> REQUIREMENT:
Copy exactly the lines from the one containing "Give me the Plotly source for this chart." to the one containing "import plotly.graph_objects as go", both lines included, and nothing else.

┌─ INFORMATION PROVIDED

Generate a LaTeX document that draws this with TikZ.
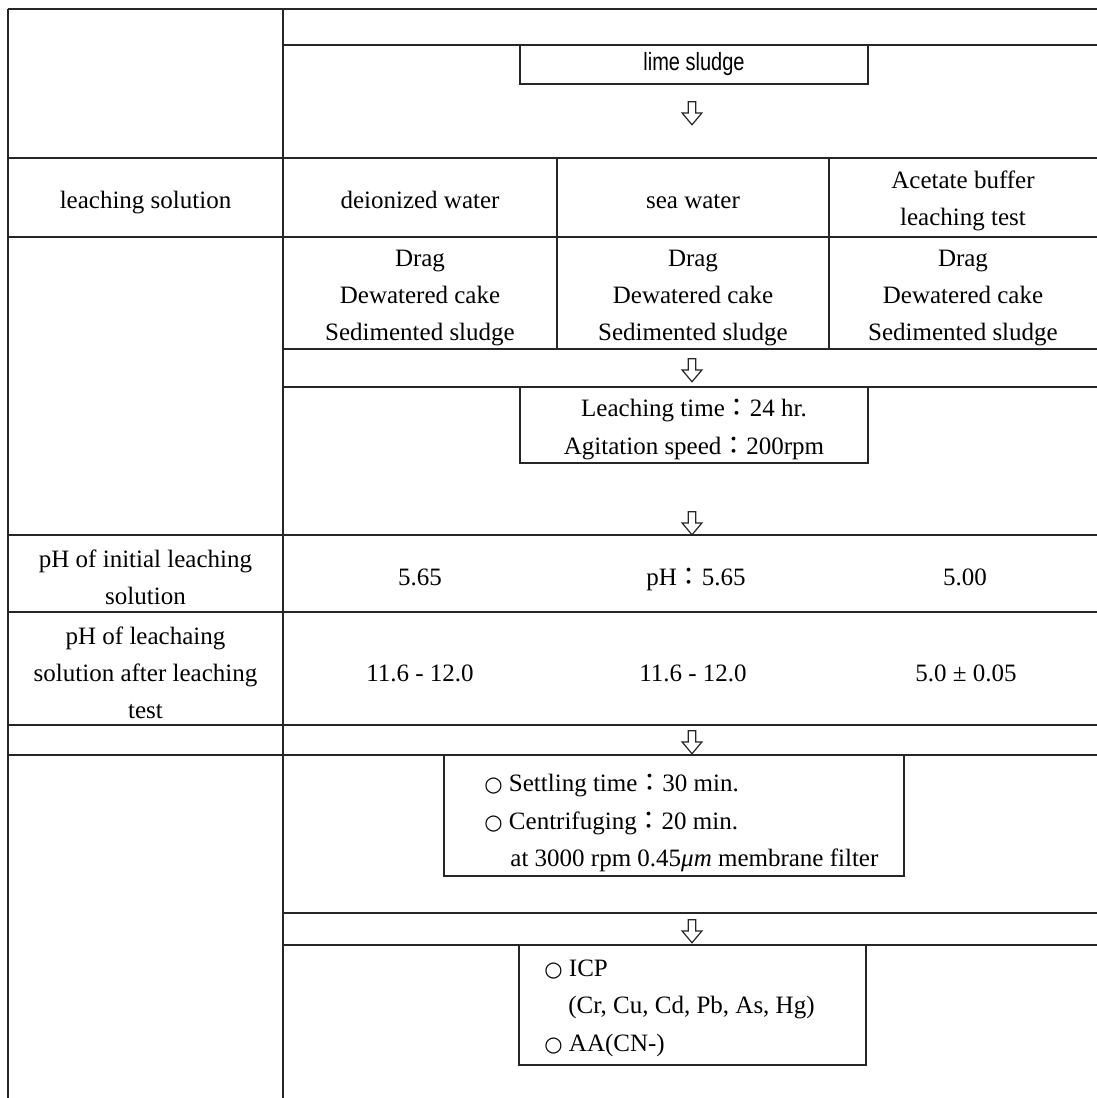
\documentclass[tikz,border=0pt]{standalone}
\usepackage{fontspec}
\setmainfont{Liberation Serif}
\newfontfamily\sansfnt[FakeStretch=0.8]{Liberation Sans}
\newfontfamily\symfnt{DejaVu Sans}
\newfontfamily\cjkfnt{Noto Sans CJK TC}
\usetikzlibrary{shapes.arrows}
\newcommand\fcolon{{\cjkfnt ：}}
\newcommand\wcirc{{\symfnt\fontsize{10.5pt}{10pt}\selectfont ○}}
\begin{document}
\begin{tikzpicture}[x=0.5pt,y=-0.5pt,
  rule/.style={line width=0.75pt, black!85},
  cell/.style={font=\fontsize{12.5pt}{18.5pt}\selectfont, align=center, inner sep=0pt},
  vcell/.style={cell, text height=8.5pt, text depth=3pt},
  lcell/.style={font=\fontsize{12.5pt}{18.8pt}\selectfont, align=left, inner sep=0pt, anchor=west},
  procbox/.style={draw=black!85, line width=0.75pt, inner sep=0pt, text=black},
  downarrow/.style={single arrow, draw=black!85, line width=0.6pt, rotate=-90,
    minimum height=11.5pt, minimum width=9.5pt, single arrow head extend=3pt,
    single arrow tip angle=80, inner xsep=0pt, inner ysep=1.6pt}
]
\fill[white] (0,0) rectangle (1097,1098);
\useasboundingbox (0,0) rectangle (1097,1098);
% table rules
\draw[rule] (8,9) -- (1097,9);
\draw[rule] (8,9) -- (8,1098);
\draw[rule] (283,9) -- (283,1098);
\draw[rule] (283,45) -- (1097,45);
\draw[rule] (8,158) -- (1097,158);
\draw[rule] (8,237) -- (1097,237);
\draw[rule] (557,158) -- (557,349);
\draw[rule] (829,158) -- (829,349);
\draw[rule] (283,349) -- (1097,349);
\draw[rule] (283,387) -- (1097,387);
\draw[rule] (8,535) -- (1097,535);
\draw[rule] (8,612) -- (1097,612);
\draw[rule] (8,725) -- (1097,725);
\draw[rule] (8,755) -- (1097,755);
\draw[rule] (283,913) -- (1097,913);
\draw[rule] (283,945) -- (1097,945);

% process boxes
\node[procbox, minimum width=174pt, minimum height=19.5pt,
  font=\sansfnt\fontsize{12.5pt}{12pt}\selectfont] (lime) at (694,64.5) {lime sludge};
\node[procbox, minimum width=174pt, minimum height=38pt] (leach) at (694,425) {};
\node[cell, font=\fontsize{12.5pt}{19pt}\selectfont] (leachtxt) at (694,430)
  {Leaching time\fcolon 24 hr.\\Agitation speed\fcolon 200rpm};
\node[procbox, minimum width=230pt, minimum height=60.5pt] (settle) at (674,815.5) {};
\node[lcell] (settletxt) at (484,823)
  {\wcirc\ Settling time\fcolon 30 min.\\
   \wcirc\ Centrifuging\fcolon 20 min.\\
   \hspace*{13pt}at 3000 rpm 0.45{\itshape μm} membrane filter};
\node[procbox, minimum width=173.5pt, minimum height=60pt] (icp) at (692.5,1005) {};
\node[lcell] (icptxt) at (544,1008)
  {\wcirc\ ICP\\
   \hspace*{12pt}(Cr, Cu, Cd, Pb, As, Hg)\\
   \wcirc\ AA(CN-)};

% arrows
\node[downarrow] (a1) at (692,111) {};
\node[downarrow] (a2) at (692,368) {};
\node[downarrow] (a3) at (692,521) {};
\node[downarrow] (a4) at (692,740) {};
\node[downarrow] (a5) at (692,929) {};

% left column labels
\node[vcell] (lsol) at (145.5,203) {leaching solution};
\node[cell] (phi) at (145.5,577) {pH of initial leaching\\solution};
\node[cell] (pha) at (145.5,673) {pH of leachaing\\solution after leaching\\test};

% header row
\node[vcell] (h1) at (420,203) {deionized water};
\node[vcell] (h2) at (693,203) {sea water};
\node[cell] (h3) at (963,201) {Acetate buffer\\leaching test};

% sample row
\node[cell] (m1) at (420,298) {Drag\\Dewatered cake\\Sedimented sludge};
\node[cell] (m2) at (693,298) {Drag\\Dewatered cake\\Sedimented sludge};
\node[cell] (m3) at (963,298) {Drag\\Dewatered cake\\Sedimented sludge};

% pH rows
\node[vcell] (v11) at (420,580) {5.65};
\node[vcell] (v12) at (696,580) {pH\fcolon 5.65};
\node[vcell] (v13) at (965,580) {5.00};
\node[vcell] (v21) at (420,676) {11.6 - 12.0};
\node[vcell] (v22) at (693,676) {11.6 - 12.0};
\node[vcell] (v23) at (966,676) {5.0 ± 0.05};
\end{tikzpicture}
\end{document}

└─
┌─ INFORMATION PROVIDED

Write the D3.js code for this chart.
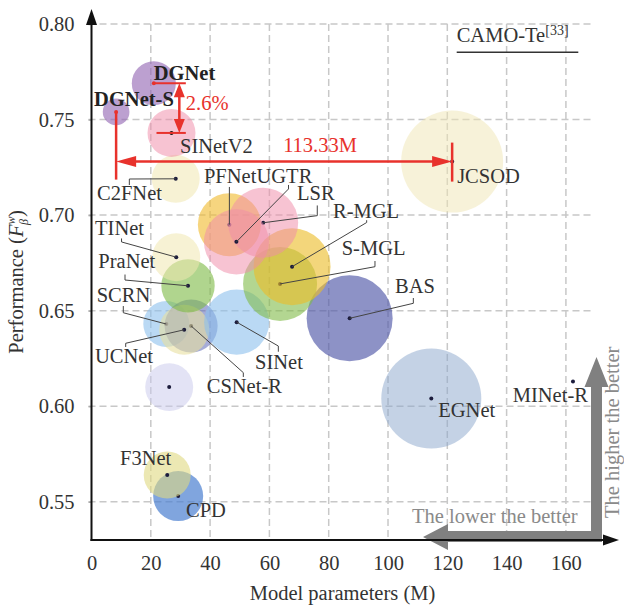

└─
┌─ INFORMATION PROVIDED

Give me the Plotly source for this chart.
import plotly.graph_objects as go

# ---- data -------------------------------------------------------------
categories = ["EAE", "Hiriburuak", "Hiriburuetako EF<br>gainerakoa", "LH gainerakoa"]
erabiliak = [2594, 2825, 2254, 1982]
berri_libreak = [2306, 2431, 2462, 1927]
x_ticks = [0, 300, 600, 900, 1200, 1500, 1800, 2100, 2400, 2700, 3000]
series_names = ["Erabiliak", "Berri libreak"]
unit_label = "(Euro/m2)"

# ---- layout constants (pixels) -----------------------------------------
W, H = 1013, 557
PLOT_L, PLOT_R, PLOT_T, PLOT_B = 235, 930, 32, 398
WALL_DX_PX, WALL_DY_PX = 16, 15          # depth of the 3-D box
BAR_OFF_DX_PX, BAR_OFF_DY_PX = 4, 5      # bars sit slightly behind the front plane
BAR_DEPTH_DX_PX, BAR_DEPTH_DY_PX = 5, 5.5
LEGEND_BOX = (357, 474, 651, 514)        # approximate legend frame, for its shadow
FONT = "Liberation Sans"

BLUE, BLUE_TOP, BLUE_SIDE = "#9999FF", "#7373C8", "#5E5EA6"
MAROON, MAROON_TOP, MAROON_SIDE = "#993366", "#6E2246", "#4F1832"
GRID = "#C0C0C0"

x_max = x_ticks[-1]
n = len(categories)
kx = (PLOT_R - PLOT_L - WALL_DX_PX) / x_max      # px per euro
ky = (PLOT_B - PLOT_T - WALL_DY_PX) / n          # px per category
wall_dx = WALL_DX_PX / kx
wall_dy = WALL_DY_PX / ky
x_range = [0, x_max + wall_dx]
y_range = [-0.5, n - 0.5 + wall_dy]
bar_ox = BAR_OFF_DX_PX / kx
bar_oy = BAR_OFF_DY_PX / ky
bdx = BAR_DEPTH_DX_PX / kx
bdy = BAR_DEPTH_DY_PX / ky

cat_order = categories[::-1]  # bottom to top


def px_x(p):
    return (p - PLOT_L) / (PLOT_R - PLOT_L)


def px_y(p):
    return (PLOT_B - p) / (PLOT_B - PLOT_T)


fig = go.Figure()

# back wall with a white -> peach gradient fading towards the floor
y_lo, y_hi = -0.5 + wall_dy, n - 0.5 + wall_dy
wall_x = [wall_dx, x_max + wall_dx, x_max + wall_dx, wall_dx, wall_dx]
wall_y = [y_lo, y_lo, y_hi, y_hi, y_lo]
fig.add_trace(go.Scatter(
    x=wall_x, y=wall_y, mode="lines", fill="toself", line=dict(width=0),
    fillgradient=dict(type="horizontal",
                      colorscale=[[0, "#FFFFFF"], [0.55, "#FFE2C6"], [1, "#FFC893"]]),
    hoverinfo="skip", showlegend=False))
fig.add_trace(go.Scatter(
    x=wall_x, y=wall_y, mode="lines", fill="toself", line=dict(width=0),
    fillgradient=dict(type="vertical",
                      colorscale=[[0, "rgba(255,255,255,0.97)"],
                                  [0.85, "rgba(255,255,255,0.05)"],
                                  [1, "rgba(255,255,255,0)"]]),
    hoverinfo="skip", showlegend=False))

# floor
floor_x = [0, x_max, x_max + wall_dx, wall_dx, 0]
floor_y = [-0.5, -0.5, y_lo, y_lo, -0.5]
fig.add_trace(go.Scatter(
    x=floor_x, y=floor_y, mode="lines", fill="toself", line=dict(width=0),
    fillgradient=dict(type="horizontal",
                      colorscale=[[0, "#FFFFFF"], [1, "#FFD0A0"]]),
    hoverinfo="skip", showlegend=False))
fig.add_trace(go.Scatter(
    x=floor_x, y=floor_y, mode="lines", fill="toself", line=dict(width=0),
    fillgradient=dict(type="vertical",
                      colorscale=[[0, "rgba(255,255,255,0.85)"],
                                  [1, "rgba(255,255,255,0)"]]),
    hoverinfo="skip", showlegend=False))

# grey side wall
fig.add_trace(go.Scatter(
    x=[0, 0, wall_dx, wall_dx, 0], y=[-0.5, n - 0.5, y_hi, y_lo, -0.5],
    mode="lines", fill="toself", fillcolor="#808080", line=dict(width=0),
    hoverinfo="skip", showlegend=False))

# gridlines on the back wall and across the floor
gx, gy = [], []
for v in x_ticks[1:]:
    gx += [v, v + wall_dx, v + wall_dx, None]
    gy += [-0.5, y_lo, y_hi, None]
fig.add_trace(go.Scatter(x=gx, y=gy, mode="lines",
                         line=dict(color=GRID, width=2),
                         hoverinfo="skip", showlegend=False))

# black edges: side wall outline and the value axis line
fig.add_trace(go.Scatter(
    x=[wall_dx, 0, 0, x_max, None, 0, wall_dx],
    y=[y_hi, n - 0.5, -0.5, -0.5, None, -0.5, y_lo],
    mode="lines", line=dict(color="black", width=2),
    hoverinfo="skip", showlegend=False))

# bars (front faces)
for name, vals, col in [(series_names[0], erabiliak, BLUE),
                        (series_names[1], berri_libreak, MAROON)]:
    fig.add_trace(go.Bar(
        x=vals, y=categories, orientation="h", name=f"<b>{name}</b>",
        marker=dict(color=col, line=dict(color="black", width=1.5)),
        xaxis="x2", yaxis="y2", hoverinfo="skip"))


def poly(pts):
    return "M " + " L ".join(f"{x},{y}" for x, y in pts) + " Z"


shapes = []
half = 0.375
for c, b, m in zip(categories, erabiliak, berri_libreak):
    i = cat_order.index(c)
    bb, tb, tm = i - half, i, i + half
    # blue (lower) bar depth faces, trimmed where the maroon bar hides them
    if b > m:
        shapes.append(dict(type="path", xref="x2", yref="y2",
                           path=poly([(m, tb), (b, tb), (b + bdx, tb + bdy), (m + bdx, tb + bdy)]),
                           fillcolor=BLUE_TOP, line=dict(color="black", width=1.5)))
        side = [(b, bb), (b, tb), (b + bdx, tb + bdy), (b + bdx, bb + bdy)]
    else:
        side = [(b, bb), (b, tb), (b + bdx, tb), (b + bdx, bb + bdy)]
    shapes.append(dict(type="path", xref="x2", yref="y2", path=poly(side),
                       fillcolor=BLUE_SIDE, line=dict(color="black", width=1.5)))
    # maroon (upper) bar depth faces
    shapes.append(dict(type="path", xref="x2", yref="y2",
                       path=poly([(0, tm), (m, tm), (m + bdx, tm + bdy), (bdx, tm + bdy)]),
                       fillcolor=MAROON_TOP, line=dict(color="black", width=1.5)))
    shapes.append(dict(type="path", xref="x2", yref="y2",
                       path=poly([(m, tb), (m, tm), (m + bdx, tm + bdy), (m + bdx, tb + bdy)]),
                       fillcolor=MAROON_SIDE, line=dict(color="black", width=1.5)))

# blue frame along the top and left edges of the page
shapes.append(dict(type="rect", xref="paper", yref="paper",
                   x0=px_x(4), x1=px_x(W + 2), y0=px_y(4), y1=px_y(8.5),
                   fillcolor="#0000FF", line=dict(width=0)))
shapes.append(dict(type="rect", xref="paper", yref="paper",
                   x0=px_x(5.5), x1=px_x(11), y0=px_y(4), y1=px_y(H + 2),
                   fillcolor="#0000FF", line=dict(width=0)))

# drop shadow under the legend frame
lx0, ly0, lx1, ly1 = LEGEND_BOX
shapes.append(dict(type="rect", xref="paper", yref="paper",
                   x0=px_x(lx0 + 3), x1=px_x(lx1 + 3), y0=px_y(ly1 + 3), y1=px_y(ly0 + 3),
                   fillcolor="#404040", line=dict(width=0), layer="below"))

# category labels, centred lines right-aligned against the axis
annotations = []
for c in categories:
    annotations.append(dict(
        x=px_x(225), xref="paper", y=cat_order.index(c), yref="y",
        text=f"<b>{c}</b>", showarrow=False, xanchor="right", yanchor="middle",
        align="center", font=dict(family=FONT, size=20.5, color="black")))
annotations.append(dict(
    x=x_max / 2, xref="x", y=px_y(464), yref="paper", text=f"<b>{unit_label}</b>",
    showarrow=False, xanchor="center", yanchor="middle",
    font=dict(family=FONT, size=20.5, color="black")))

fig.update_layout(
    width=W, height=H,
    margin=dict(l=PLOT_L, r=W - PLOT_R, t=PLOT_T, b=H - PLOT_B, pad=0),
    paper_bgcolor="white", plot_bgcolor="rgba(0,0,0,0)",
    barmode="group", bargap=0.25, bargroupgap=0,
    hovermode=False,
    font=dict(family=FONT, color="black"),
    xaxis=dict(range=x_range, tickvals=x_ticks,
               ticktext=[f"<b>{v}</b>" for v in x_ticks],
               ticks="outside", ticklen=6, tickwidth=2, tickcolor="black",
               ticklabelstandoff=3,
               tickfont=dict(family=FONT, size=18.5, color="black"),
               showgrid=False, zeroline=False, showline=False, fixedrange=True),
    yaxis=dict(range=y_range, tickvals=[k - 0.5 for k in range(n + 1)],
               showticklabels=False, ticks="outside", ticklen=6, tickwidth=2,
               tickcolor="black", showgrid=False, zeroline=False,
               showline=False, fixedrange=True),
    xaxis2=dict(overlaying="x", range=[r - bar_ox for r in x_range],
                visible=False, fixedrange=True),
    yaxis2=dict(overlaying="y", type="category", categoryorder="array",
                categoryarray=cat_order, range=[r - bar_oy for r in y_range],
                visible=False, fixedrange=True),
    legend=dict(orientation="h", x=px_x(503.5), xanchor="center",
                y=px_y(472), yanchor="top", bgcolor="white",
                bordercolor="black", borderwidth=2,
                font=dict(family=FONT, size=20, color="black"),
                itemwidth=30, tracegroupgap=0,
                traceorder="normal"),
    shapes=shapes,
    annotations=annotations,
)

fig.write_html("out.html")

└─

> WRITTEN ANSWER:
Give me the Plotly source for this chart.
import plotly.graph_objects as go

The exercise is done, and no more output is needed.